Any deal thrashed out with the EU bureaucracy would assuredly receive a Qualified Majority, as Paris and Berlin will go with the bureaucracy, and most smaller Member States will vote with them. This means the most economically vital parts of any Brexit deal for Britain would not be vulnerable to the veto.
The magnitude of this victory can be scarcely overstated. The possibility of a national veto was the greatest threat to passage of a British deal with the EU. Now, when negotiations begin in earnest, Britain will not need to bend over backwards for every single member of the EU.

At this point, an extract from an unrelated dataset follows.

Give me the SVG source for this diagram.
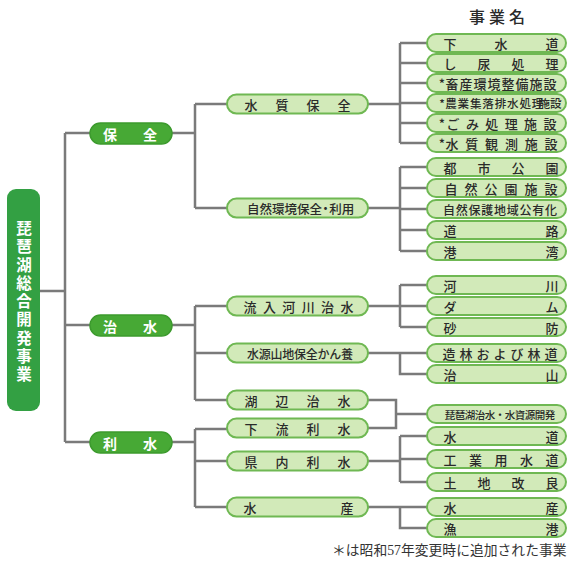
<svg xmlns="http://www.w3.org/2000/svg" width="573" height="561" viewBox="0 0 573 561">
<style>
.c{stroke:#7a7a7a;stroke-width:2.5;fill:none}
.n2,.n3{fill:#d2eab9;stroke:#6fb853;stroke-width:2}
.n1{fill:#47a935;stroke:#3c9a2d;stroke-width:1.5}
.n0{fill:#33a043}
text{font-family:"Noto Sans CJK JP","Noto Sans",sans-serif;text-anchor:middle;dominant-baseline:central}
.t{font-size:13px;fill:#2a2a2a;font-weight:500}
.w{font-size:14px;fill:#fff;font-weight:bold}
.s{font-size:12px}
.xs{font-size:10.5px}
</style>
<rect width="573" height="561" fill="#fff"/>
<g id="connectors" class="c">
<path d="M40 291H65M65 133V442M65 133H90M65 325H90M65 442H90"/>
<path d="M172 133H195M195 104V208M195 104H227M195 208H227"/>
<path d="M172 325H195M195 306V400M195 306H227M195 353H227M195 400H227"/>
<path d="M172 442H195M195 429V507M195 429H227M195 461H227M195 507H227"/>
<path d="M368 104H400M400 43V143M400 43H427M400 63H427M400 83H427M400 103H427M400 123H427M400 143H427"/>
<path d="M368 208H400M400 167V251M400 167H427M400 188H427M400 209H427M400 230H427M400 251H427"/>
<path d="M368 306H400M400 285V327M400 285H427M400 306H427M400 327H427"/>
<path d="M368 353H427M400 353V374H427"/>
<path d="M368 400H396V428H368M396 414H427"/>
<path d="M368 461H400M400 436V482M400 436H427M400 459H427M400 482H427"/>
<path d="M368 507H427M400 507V528H427"/>
</g>
<text class="t" x="477 497 517" y="16" style="font-size:16px">事業名</text>
<g id="root"><rect class="n0" x="7" y="189" width="33" height="222" rx="9"/>
<text class="w" style="font-size:15.5px" x="24 24 24 24 24 24 24 24 24" y="227 245.25 263.5 281.75 300 318.25 336.5 354.75 373">琵琶湖総合開発事業</text></g>
<g id="hozen"><rect class="n1" x="90" y="123" width="82" height="21" rx="10.5"/><text class="w" x="110 150" y="133.5">保全</text></g>
<g id="chisui"><rect class="n1" x="90" y="315" width="82" height="21" rx="10.5"/><text class="w" x="110 150" y="325.5">治水</text></g>
<g id="risui"><rect class="n1" x="90" y="432" width="82" height="21" rx="10.5"/><text class="w" x="110 150" y="442.5">利水</text></g>

<g id="suishitsu-hozen"><rect class="n2" x="227" y="94.5" width="141" height="19" rx="9.5"/><text class="t" x="251 282 313 344" y="104">水質保全</text></g>
<g id="shizen-kankyo"><rect class="n2" x="227" y="198.5" width="141" height="19" rx="9.5"/><text class="t" style="font-size:12.5px" x="253.25 265.75 278.25 290.75 303.25 315.75 325.5 335.5 348" y="208">自然環境保全・利用</text></g>
<g id="ryunyu"><rect class="n2" x="227" y="296.5" width="141" height="19" rx="9.5"/><text class="t" x="250 269.4 288.8 308.2 327.6 347" y="306">流入河川治水</text></g>
<g id="suigen"><rect class="n2" x="227" y="343.5" width="141" height="19" rx="9.5"/><text class="t s" x="253 264.75 276.5 288.25 300 311.75 323.5 335.25 347" y="353">水源山地保全かん養</text></g>
<g id="kohen"><rect class="n2" x="227" y="390.5" width="141" height="19" rx="9.5"/><text class="t" x="251 282 313 344" y="400">湖辺治水</text></g>
<g id="karyu"><rect class="n2" x="227" y="418.5" width="141" height="19" rx="9.5"/><text class="t" x="251 282 313 344" y="428">下流利水</text></g>
<g id="kennai"><rect class="n2" x="227" y="451.5" width="141" height="19" rx="9.5"/><text class="t" x="251 282 313 344" y="461">県内利水</text></g>
<g id="suisan2"><rect class="n2" x="227" y="497.5" width="141" height="19" rx="9.5"/><text class="t" x="250 347" y="507">水産</text></g>

<g id="gesuido"><rect class="n3" x="427" y="34" width="139" height="18" rx="9"/><text class="t" x="450 501 552" y="43">下水道</text></g>
<g id="shinyo"><rect class="n3" x="427" y="54" width="139" height="18" rx="9"/><text class="t" x="450 484 518 552" y="63">し尿処理</text></g>
<g id="chikusan"><rect class="n3" x="427" y="74" width="139" height="18" rx="9"/><text class="t" x="442 452 466 480 494 508 522 536 550" y="83">*畜産環境整備施設</text></g>
<g id="nogyo"><rect class="n3" x="427" y="94" width="139" height="18" rx="9"/><text class="t s" style="font-size:11.6px" x="442 451 463.4 475.8 488.1 500.5 512.9 525.3 537.6 550" y="103">*農業集落排水処理施設</text></g>
<g id="gomi"><rect class="n3" x="427" y="114" width="139" height="18" rx="9"/><text class="t" x="442 453 472.4 491.8 511.2 530.6 550" y="123">*ごみ処理施設</text></g>
<g id="kansoku"><rect class="n3" x="427" y="134" width="139" height="18" rx="9"/><text class="t" x="442 452 471.8 491.6 511.4 531.2 551" y="143">*水質観測施設</text></g>
<g id="toshikoen"><rect class="n3" x="427" y="158" width="139" height="18" rx="9"/><text class="t" x="450 484 518 552" y="167">都市公園</text></g>
<g id="shizenkoen"><rect class="n3" x="427" y="179" width="139" height="18" rx="9"/><text class="t" x="451 471 491 511 531 551" y="188">自然公園施設</text></g>
<g id="shizenhogo"><rect class="n3" x="427" y="200" width="139" height="18" rx="9"/><text class="t s" x="449 461.75 474.5 487.25 500 512.75 525.5 538.25 551" y="209">自然保護地域公有化</text></g>
<g id="doro"><rect class="n3" x="427" y="221" width="139" height="18" rx="9"/><text class="t" x="450 552" y="230">道路</text></g>
<g id="kowan"><rect class="n3" x="427" y="242" width="139" height="18" rx="9"/><text class="t" x="450 552" y="251">港湾</text></g>
<g id="kasen"><rect class="n3" x="427" y="276" width="139" height="18" rx="9"/><text class="t" x="450 552" y="285">河川</text></g>
<g id="damu"><rect class="n3" x="427" y="297" width="139" height="18" rx="9"/><text class="t" x="450 552" y="306">ダム</text></g>
<g id="sabo"><rect class="n3" x="427" y="318" width="139" height="18" rx="9"/><text class="t" x="450 552" y="327">砂防</text></g>
<g id="zorin"><rect class="n3" x="427" y="344" width="139" height="18" rx="9"/><text class="t" x="449 466 483 500 517 534 551" y="353">造林および林道</text></g>
<g id="chisan"><rect class="n3" x="427" y="365" width="139" height="18" rx="9"/><text class="t" x="450 552" y="374">治山</text></g>
<g id="biwako"><rect class="n3" x="427" y="405" width="139" height="18" rx="9"/><text class="t xs" x="450 460 470 480 490 500 510 520 530 540 550" y="414">琵琶湖治水・水資源開発</text></g>
<g id="suido"><rect class="n3" x="427" y="427" width="139" height="18" rx="9"/><text class="t" x="450 552" y="436">水道</text></g>
<g id="kogyo"><rect class="n3" x="427" y="450" width="139" height="18" rx="9"/><text class="t" x="450 475.5 501 526.5 552" y="459">工業用水道</text></g>
<g id="tochi"><rect class="n3" x="427" y="473" width="139" height="18" rx="9"/><text class="t" x="450 484 518 552" y="482">土地改良</text></g>
<g id="suisan3"><rect class="n3" x="427" y="498" width="139" height="18" rx="9"/><text class="t" x="450 552" y="507">水産</text></g>
<g id="gyoko"><rect class="n3" x="427" y="519" width="139" height="18" rx="9"/><text class="t" x="450 552" y="528">漁港</text></g>

<text x="332" y="550" style="text-anchor:start;font-family:'Liberation Serif','Noto Sans CJK JP',serif;font-size:13.8px;fill:#333">＊は昭和57年変更時に追加された事業</text>
</svg>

The Conservative Government and its Democratic Unionist Party backers are both committed to a maintaining a deep trading relationship with the EU, but they Britain will not risk being shunted into a bad deal – and therefore a possible no deal – by the unreasonable demands of bitter nations. There will, for instance, be no reason at all to give an inch on Gibraltar now, or to allow mass migration from poorer EU members, or to accept whatever odd amendments the tiny province of Wallonia may wish to make.
Once an agreeable deal for us is reached, its prospects of being approved by the EU are now dramatically greater than they were before this ruling was passed. The path forward is by no means clear, but it is far less perilous than before this ruling. The ECJ has, almost certainly without meaning to, paved the way for us to Get Britain Out with a mutually beneficial Brexit deal.